Decided to try the WDT technique as I was confused and read that it might fluff up the grounds. It really does improve the taste and it put the coffee above the rim. I am still weighing the coffee just so I can get an idea of what I did and the taste so I can improve.

Take a look at this





for a quick overview (I am not using the yoghurt pot and I suspect it would help).


----------



## garydyke1 (Mar 9, 2011)

You don't need to tap down as you're filling the basket with coffee, some gentle taps on the sides of the portafilter will level the coffee bed before tamping


----------



## urbanbumpkin (Jan 30, 2013)

If you can get it in a fairly central mound, gentle chops on the side of the pf make it collapse rather well.

THe OCD tool works rather well too.


----------



## Chipstix (Aug 1, 2013)

Interesting thoughts, thanks.

I've heard of WDT but never formally tried it. I do have a pointy device that I have randomly poked at the very clumpy grind that the Mignon mk2 gives me - but a more concerted effort could be worth trying.

So if I understand correcty... the 19g of coffee in my basket would be piled above the rim of the basket IF it were homogenous and evenly dispersed and clump free?
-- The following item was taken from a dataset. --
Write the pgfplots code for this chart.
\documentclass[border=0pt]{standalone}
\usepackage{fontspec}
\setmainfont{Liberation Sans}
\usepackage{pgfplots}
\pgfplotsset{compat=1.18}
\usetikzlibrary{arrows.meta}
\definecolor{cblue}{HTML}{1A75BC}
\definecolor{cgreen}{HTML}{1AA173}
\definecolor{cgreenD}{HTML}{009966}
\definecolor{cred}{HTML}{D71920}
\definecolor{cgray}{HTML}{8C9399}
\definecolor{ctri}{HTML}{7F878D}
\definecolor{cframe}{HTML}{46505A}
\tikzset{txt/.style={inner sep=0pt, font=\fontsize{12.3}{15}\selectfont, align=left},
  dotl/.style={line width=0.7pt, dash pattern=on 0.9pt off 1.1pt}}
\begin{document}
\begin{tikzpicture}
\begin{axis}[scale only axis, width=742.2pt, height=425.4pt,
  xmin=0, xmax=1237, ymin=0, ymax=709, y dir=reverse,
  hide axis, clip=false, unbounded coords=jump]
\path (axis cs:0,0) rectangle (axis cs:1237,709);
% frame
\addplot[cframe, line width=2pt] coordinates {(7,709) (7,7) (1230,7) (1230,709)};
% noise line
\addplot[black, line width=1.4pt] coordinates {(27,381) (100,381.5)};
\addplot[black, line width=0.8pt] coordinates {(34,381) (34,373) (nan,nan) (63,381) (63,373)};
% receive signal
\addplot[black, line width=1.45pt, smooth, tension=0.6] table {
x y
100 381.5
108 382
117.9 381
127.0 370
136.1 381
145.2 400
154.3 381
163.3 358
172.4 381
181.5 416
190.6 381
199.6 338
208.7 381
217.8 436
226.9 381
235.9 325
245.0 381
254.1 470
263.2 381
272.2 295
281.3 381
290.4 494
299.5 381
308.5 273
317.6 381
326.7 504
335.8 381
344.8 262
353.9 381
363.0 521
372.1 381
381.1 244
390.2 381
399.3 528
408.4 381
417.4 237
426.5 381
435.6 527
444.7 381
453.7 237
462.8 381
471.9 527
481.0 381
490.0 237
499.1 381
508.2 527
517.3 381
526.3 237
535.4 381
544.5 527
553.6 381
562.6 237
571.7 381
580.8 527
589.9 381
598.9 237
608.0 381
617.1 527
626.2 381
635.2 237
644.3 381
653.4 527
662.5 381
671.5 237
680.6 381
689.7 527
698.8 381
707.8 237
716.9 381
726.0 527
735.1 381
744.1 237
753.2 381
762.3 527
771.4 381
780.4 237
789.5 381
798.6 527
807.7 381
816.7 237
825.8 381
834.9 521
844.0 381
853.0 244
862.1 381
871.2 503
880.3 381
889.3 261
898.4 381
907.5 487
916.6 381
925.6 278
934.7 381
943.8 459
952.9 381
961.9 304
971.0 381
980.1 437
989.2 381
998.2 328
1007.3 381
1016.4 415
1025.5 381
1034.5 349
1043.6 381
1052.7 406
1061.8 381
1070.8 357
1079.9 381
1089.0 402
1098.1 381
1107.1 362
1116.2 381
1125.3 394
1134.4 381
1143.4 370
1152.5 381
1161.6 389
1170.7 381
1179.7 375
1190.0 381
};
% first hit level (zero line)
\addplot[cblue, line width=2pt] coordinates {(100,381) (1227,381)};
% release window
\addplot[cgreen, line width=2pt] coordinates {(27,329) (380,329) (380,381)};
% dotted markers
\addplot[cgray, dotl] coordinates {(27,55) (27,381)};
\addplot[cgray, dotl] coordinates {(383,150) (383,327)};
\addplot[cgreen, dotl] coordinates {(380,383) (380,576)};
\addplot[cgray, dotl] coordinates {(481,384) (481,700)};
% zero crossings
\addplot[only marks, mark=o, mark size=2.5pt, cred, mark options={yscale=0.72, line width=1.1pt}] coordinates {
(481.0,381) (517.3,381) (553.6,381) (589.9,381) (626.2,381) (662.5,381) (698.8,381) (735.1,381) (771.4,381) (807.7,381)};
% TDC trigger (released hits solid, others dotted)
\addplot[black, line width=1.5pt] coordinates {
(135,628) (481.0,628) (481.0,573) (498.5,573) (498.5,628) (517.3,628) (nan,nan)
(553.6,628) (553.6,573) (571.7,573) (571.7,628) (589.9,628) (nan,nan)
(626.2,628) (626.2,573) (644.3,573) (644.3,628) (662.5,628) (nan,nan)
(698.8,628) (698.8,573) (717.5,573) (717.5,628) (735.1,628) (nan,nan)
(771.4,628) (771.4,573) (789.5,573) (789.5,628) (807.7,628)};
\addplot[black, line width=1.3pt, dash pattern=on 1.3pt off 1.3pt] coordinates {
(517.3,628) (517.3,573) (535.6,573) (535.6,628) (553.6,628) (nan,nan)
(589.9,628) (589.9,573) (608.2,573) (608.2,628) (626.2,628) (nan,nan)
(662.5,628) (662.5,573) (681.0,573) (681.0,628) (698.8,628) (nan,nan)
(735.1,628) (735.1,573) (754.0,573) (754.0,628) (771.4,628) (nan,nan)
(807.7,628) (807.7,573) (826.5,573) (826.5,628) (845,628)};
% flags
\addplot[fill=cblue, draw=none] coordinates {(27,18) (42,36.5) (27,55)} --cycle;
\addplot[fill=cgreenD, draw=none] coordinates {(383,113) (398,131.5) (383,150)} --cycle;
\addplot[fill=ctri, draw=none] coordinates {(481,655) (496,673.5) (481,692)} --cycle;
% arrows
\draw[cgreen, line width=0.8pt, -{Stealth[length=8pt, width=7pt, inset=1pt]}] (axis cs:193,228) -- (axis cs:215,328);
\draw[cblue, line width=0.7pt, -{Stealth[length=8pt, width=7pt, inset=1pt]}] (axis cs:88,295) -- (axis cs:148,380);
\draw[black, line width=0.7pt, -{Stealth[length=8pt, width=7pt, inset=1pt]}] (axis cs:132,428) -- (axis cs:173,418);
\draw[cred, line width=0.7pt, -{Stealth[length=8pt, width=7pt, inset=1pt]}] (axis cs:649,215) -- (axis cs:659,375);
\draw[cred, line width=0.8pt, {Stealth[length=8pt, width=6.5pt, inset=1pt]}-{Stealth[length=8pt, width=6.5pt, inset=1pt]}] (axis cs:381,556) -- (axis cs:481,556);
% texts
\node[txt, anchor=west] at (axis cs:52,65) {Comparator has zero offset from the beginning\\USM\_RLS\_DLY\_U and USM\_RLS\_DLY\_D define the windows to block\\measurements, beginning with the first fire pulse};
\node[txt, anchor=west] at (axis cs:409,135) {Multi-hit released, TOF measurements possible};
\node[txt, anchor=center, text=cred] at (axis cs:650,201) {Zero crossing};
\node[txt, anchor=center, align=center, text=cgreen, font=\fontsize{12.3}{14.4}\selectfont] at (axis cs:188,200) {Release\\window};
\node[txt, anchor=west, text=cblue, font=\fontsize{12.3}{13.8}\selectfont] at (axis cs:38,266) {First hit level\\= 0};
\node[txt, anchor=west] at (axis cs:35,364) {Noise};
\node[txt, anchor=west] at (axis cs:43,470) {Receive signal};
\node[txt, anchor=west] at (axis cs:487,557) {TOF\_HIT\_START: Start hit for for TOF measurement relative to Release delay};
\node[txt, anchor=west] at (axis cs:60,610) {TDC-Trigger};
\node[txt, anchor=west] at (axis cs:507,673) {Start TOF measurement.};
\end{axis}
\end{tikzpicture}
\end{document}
Or should I grind 20g to expect to have some sweep off?

I've seen the OCD, looks amazing (as is the price!)....but does this cover the WDT requirement for distributing and breaking up the clumps and also trimming the dose aswell?

PS the Rocket came with a naked PF aswell which I have also yet to try....just to make things even more interesting/challenging!


----------



## Chipstix (Aug 1, 2013)

This is my pointy clump buster....


----------



## Dayks (Nov 19, 2016)

Chipstix said:


> This is my pointy clump buster....


I'm just using a straightened paperclip.

I tend to use my 14g LM basket more than my 17 but if I grind 19 into it (unusual) it is well over the rim, probably dropping to 18-18.5 after sweeping.


----------



## Chipstix (Aug 1, 2013)

So 18-18.5g is flush in a 14(-16?) gram basket?!
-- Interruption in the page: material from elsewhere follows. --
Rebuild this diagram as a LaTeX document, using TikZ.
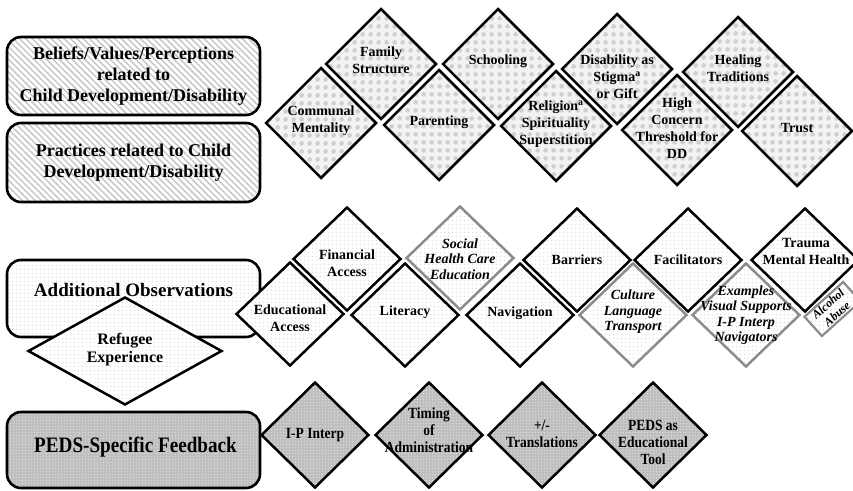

This is what is confusing me!


----------



## jimbojohn55 (Jan 15, 2016)

different coffee beans when ground have different volumes for the same weight - usually to do with oil content - to be consistent its worth weighing the portafilter when Tare it then add the coffee upto the desired weight.

Different size baskets should in theory only have a 1g tolerance above or below their marked capacity - so 17g basket can be 16,17 or 18g but not 19g

always weigh or its not accurate and you wont get the best out of the coffee - imho


----------



## Dayks (Nov 19, 2016)

Just had a go with my 17g.

Dosed to 18g, big pile over rim in the middle.

Used WDT, levelled and swept, 16.4g.

Tamped.

Made shot.

18.7g in 32 seconds. (Stopped when it started blonding.)

Lovely latte, no bitterness. Tried the shot first and although it was drinkable espresso is not my cup of tea.

I do not see how you could get it under the rim with 19g unless you are stopping mid grind and tapping the portafilter, maybe try grinding into a container, giving it a quick whisk and empty that into the portafilter and see if it has any more volume.


----------



## Chipstix (Aug 1, 2013)

Thanks...

1.15 brew ratio shorter than I go for (tend to aim for around 2)

I have been collapsing mid grind and after the 19g is in the basket - sounds like I'm mixing up different approaches....

I'll try this afternoon with only the WDT, no collapsing then the sweep (alas no yoghurt pots of the right size in the house....)


----------



## Dayks (Nov 19, 2016)

Same here, I am just doing it over the bin, so I don't get grinds everywhere.

Edit: I suspect it does not work as well as with a funnel or yoghurt pot as I can't be very vigorous with the stirring.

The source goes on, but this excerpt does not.